→ **WHAT IS ASKED**: Pictures stay out of the copy; restate everything else in the material exactly.

→ **AVAILABLE DATA**:
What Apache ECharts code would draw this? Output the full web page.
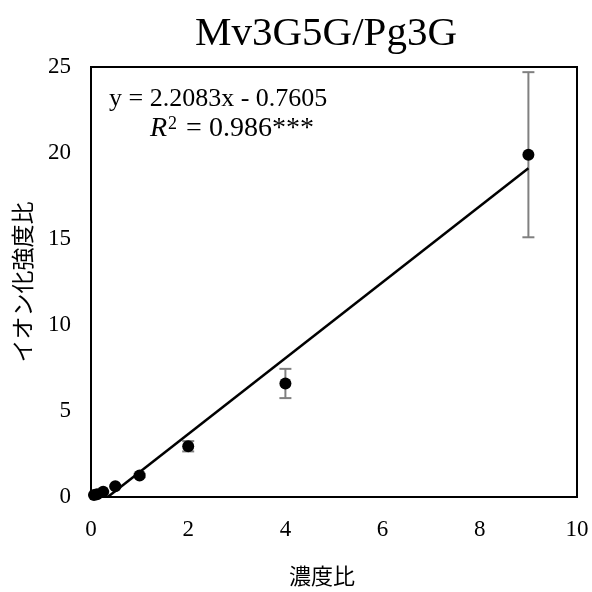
<!DOCTYPE html>
<html>
<head>
<meta charset="utf-8">
<script src="https://cdn.jsdelivr.net/npm/echarts@6/dist/echarts.min.js"></script>
<style>
  html, body { margin: 0; padding: 0; background: #fff; }
  #chart { width: 592px; height: 592px; }
</style>
</head>
<body>
<div id="chart"></div>
<script>
// concentration ratio vs ion intensity ratio
var concRatio = [0.0625, 0.125, 0.25, 0.5, 1, 2, 4, 9];
var intensityRatio = [0.12, 0.16, 0.3, 0.62, 1.25, 2.95, 6.6, 19.9];
var errSD = [0.02, 0.03, 0.05, 0.06, 0.1, 0.3, 0.85, 4.8];
var slope = 2.2083;
var intercept = -0.7605;
var xTicks = [0, 2, 4, 6, 8, 10];
var yTicks = [0, 5, 10, 15, 20, 25];

var serif = "'Liberation Serif', 'DejaVu Serif', serif";
var cjk = "'Noto Sans CJK JP', sans-serif";

var chartDom = document.getElementById("chart");
var myChart = echarts.init(chartDom);

// trend line from y = 0 up to the last point
var xStart = -intercept / slope;
var xEnd = concRatio[concRatio.length - 1];
var fitLine = [
  [xStart, slope * xStart + intercept],
  [xEnd, slope * xEnd + intercept],
];

var errData = concRatio.map(function (x, i) {
  return [x, intensityRatio[i] - errSD[i], intensityRatio[i] + errSD[i]];
});

var option = {
  animation: false,
  backgroundColor: "#fff",
  title: {
    text: "Mv3G5G/Pg3G",
    left: 321,
    top: 9,
    textAlign: "center",
    textStyle: { fontFamily: serif, fontSize: 41, fontWeight: "normal", color: "#000" },
  },
  grid: {
    left: 91,
    right: 15,
    top: 67,
    bottom: 95,
    show: true,
    borderColor: "#000",
    borderWidth: 2,
  },
  xAxis: {
    type: "value",
    min: xTicks[0],
    max: xTicks[xTicks.length - 1],
    interval: 2,
    name: "濃度比",
    nameLocation: "middle",
    nameGap: 68,
    nameTextStyle: { fontFamily: cjk, fontSize: 22, color: "#000", padding: [0, 24, 0, 0] },
    axisLine: { show: true, lineStyle: { color: "#000", width: 2 } },
    axisTick: { show: false },
    splitLine: { show: false },
    axisLabel: { fontFamily: serif, fontSize: 23, color: "#000", margin: 21 },
  },
  yAxis: {
    type: "value",
    min: yTicks[0],
    max: yTicks[yTicks.length - 1],
    interval: 5,
    name: "イオン化強度比",
    nameLocation: "middle",
    nameGap: 57,
    nameTextStyle: { fontFamily: cjk, fontSize: 23, color: "#000" },
    axisLine: { show: true, lineStyle: { color: "#000", width: 2 } },
    axisTick: { show: false },
    splitLine: { show: false },
    axisLabel: { fontFamily: serif, fontSize: 23, color: "#000", margin: 20 },
  },
  graphic: [
    {
      type: "text",
      left: 109,
      top: 86,
      style: {
        text: "y = 2.2083x - 0.7605",
        font: "26px " + serif,
        fill: "#000",
      },
    },
    {
      type: "text",
      left: 150,
      top: 115,
      style: {
        text: "{i|R}{s|2} = 0.986***",
        font: "28px " + serif,
        fill: "#000",
        rich: {
          i: { fontStyle: "italic", fontSize: 28, fontFamily: serif },
          s: { fontSize: 18, fontFamily: serif, verticalAlign: "top", padding: [0, 2, 9, 1] },
        },
      },
    },
  ],
  series: [
    {
      type: "custom",
      name: "err",
      z: 1,
      renderItem: function (params, api) {
        var x = api.value(0);
        var lo = api.coord([x, api.value(1)]);
        var hi = api.coord([x, api.value(2)]);
        var cap = 6;
        var st = { stroke: "#808080", lineWidth: 2 };
        return {
          type: "group",
          children: [
            { type: "line", shape: { x1: lo[0], y1: lo[1], x2: hi[0], y2: hi[1] }, style: st },
            { type: "line", shape: { x1: lo[0] - cap, y1: lo[1], x2: lo[0] + cap, y2: lo[1] }, style: st },
            { type: "line", shape: { x1: hi[0] - cap, y1: hi[1], x2: hi[0] + cap, y2: hi[1] }, style: st },
          ],
        };
      },
      encode: { x: 0, y: [1, 2] },
      data: errData,
    },
    {
      type: "line",
      name: "fit",
      z: 2,
      data: fitLine,
      showSymbol: false,
      symbol: "none",
      lineStyle: { color: "#000", width: 2.5 },
    },
    {
      type: "scatter",
      name: "data",
      z: 3,
      symbol: "circle",
      symbolSize: 12,
      itemStyle: { color: "#000", opacity: 1 },
      data: concRatio.map(function (x, i) {
        return [x, intensityRatio[i]];
      }),
    },
  ],
};

option && myChart.setOption(option);
</script>
</body>
</html>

→ **FULL OUTPUT**:
What Apache ECharts code would draw this? Output the full web page.
<!DOCTYPE html>
<html>
<head>
<meta charset="utf-8">
<script src="https://cdn.jsdelivr.net/npm/echarts@6/dist/echarts.min.js"></script>
<style>
  html, body { margin: 0; padding: 0; background: #fff; }
  #chart { width: 592px; height: 592px; }
</style>
</head>
<body>
<div id="chart"></div>
<script>
// concentration ratio vs ion intensity ratio
var concRatio = [0.0625, 0.125, 0.25, 0.5, 1, 2, 4, 9];
var intensityRatio = [0.12, 0.16, 0.3, 0.62, 1.25, 2.95, 6.6, 19.9];
var errSD = [0.02, 0.03, 0.05, 0.06, 0.1, 0.3, 0.85, 4.8];
var slope = 2.2083;
var intercept = -0.7605;
var xTicks = [0, 2, 4, 6, 8, 10];
var yTicks = [0, 5, 10, 15, 20, 25];

var serif = "'Liberation Serif', 'DejaVu Serif', serif";
var cjk = "'Noto Sans CJK JP', sans-serif";

var chartDom = document.getElementById("chart");
var myChart = echarts.init(chartDom);

// trend line from y = 0 up to the last point
var xStart = -intercept / slope;
var xEnd = concRatio[concRatio.length - 1];
var fitLine = [
  [xStart, slope * xStart + intercept],
  [xEnd, slope * xEnd + intercept],
];

var errData = concRatio.map(function (x, i) {
  return [x, intensityRatio[i] - errSD[i], intensityRatio[i] + errSD[i]];
});

var option = {
  animation: false,
  backgroundColor: "#fff",
  title: {
    text: "Mv3G5G/Pg3G",
    left: 321,
    top: 9,
    textAlign: "center",
    textStyle: { fontFamily: serif, fontSize: 41, fontWeight: "normal", color: "#000" },
  },
  grid: {
    left: 91,
    right: 15,
    top: 67,
    bottom: 95,
    show: true,
    borderColor: "#000",
    borderWidth: 2,
  },
  xAxis: {
    type: "value",
    min: xTicks[0],
    max: xTicks[xTicks.length - 1],
    interval: 2,
    name: "濃度比",
    nameLocation: "middle",
    nameGap: 68,
    nameTextStyle: { fontFamily: cjk, fontSize: 22, color: "#000", padding: [0, 24, 0, 0] },
    axisLine: { show: true, lineStyle: { color: "#000", width: 2 } },
    axisTick: { show: false },
    splitLine: { show: false },
    axisLabel: { fontFamily: serif, fontSize: 23, color: "#000", margin: 21 },
  },
  yAxis: {
    type: "value",
    min: yTicks[0],
    max: yTicks[yTicks.length - 1],
    interval: 5,
    name: "イオン化強度比",
    nameLocation: "middle",
    nameGap: 57,
    nameTextStyle: { fontFamily: cjk, fontSize: 23, color: "#000" },
    axisLine: { show: true, lineStyle: { color: "#000", width: 2 } },
    axisTick: { show: false },
    splitLine: { show: false },
    axisLabel: { fontFamily: serif, fontSize: 23, color: "#000", margin: 20 },
  },
  graphic: [
    {
      type: "text",
      left: 109,
      top: 86,
      style: {
        text: "y = 2.2083x - 0.7605",
        font: "26px " + serif,
        fill: "#000",
      },
    },
    {
      type: "text",
      left: 150,
      top: 115,
      style: {
        text: "{i|R}{s|2} = 0.986***",
        font: "28px " + serif,
        fill: "#000",
        rich: {
          i: { fontStyle: "italic", fontSize: 28, fontFamily: serif },
          s: { fontSize: 18, fontFamily: serif, verticalAlign: "top", padding: [0, 2, 9, 1] },
        },
      },
    },
  ],
  series: [
    {
      type: "custom",
      name: "err",
      z: 1,
      renderItem: function (params, api) {
        var x = api.value(0);
        var lo = api.coord([x, api.value(1)]);
        var hi = api.coord([x, api.value(2)]);
        var cap = 6;
        var st = { stroke: "#808080", lineWidth: 2 };
        return {
          type: "group",
          children: [
            { type: "line", shape: { x1: lo[0], y1: lo[1], x2: hi[0], y2: hi[1] }, style: st },
            { type: "line", shape: { x1: lo[0] - cap, y1: lo[1], x2: lo[0] + cap, y2: lo[1] }, style: st },
            { type: "line", shape: { x1: hi[0] - cap, y1: hi[1], x2: hi[0] + cap, y2: hi[1] }, style: st },
          ],
        };
      },
      encode: { x: 0, y: [1, 2] },
      data: errData,
    },
    {
      type: "line",
      name: "fit",
      z: 2,
      data: fitLine,
      showSymbol: false,
      symbol: "none",
      lineStyle: { color: "#000", width: 2.5 },
    },
    {
      type: "scatter",
      name: "data",
      z: 3,
      symbol: "circle",
      symbolSize: 12,
      itemStyle: { color: "#000", opacity: 1 },
      data: concRatio.map(function (x, i) {
        return [x, intensityRatio[i]];
      }),
    },
  ],
};

option && myChart.setOption(option);
</script>
</body>
</html>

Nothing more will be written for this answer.